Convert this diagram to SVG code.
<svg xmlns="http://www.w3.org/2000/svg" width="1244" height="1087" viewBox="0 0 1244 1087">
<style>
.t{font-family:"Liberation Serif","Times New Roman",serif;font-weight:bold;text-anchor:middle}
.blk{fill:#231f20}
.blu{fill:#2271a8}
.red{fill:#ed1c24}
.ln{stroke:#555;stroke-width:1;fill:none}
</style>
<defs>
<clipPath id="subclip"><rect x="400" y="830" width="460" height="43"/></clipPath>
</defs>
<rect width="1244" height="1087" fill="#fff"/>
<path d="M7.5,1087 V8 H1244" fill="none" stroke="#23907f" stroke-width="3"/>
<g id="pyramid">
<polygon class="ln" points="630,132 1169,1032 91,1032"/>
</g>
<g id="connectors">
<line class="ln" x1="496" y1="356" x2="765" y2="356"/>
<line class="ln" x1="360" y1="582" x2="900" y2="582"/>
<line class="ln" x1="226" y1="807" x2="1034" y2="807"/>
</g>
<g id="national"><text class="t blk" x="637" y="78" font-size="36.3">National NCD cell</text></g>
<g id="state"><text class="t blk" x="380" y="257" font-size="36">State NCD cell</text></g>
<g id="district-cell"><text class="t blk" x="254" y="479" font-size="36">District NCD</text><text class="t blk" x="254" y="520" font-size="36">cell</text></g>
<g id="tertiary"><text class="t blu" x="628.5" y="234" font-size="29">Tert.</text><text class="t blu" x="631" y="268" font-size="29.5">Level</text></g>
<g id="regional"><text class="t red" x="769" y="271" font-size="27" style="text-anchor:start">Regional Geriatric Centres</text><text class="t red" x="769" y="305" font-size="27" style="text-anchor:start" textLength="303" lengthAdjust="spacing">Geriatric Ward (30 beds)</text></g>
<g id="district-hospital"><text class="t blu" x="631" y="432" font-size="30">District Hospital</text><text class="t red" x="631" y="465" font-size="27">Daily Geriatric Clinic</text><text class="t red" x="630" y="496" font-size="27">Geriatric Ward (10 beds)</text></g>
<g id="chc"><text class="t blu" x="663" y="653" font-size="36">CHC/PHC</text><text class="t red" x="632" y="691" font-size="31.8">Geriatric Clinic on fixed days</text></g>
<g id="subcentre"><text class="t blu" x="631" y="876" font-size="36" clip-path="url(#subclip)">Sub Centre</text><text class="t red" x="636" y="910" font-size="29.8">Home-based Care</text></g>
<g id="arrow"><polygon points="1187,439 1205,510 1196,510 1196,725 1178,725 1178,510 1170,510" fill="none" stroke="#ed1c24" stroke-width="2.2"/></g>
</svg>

# [Short task]
Exactly reproduce the material above.

# [Completed task]
Convert this diagram to SVG code.
<svg xmlns="http://www.w3.org/2000/svg" width="1244" height="1087" viewBox="0 0 1244 1087">
<style>
.t{font-family:"Liberation Serif","Times New Roman",serif;font-weight:bold;text-anchor:middle}
.blk{fill:#231f20}
.blu{fill:#2271a8}
.red{fill:#ed1c24}
.ln{stroke:#555;stroke-width:1;fill:none}
</style>
<defs>
<clipPath id="subclip"><rect x="400" y="830" width="460" height="43"/></clipPath>
</defs>
<rect width="1244" height="1087" fill="#fff"/>
<path d="M7.5,1087 V8 H1244" fill="none" stroke="#23907f" stroke-width="3"/>
<g id="pyramid">
<polygon class="ln" points="630,132 1169,1032 91,1032"/>
</g>
<g id="connectors">
<line class="ln" x1="496" y1="356" x2="765" y2="356"/>
<line class="ln" x1="360" y1="582" x2="900" y2="582"/>
<line class="ln" x1="226" y1="807" x2="1034" y2="807"/>
</g>
<g id="national"><text class="t blk" x="637" y="78" font-size="36.3">National NCD cell</text></g>
<g id="state"><text class="t blk" x="380" y="257" font-size="36">State NCD cell</text></g>
<g id="district-cell"><text class="t blk" x="254" y="479" font-size="36">District NCD</text><text class="t blk" x="254" y="520" font-size="36">cell</text></g>
<g id="tertiary"><text class="t blu" x="628.5" y="234" font-size="29">Tert.</text><text class="t blu" x="631" y="268" font-size="29.5">Level</text></g>
<g id="regional"><text class="t red" x="769" y="271" font-size="27" style="text-anchor:start">Regional Geriatric Centres</text><text class="t red" x="769" y="305" font-size="27" style="text-anchor:start" textLength="303" lengthAdjust="spacing">Geriatric Ward (30 beds)</text></g>
<g id="district-hospital"><text class="t blu" x="631" y="432" font-size="30">District Hospital</text><text class="t red" x="631" y="465" font-size="27">Daily Geriatric Clinic</text><text class="t red" x="630" y="496" font-size="27">Geriatric Ward (10 beds)</text></g>
<g id="chc"><text class="t blu" x="663" y="653" font-size="36">CHC/PHC</text><text class="t red" x="632" y="691" font-size="31.8">Geriatric Clinic on fixed days</text></g>
<g id="subcentre"><text class="t blu" x="631" y="876" font-size="36" clip-path="url(#subclip)">Sub Centre</text><text class="t red" x="636" y="910" font-size="29.8">Home-based Care</text></g>
<g id="arrow"><polygon points="1187,439 1205,510 1196,510 1196,725 1178,725 1178,510 1170,510" fill="none" stroke="#ed1c24" stroke-width="2.2"/></g>
</svg>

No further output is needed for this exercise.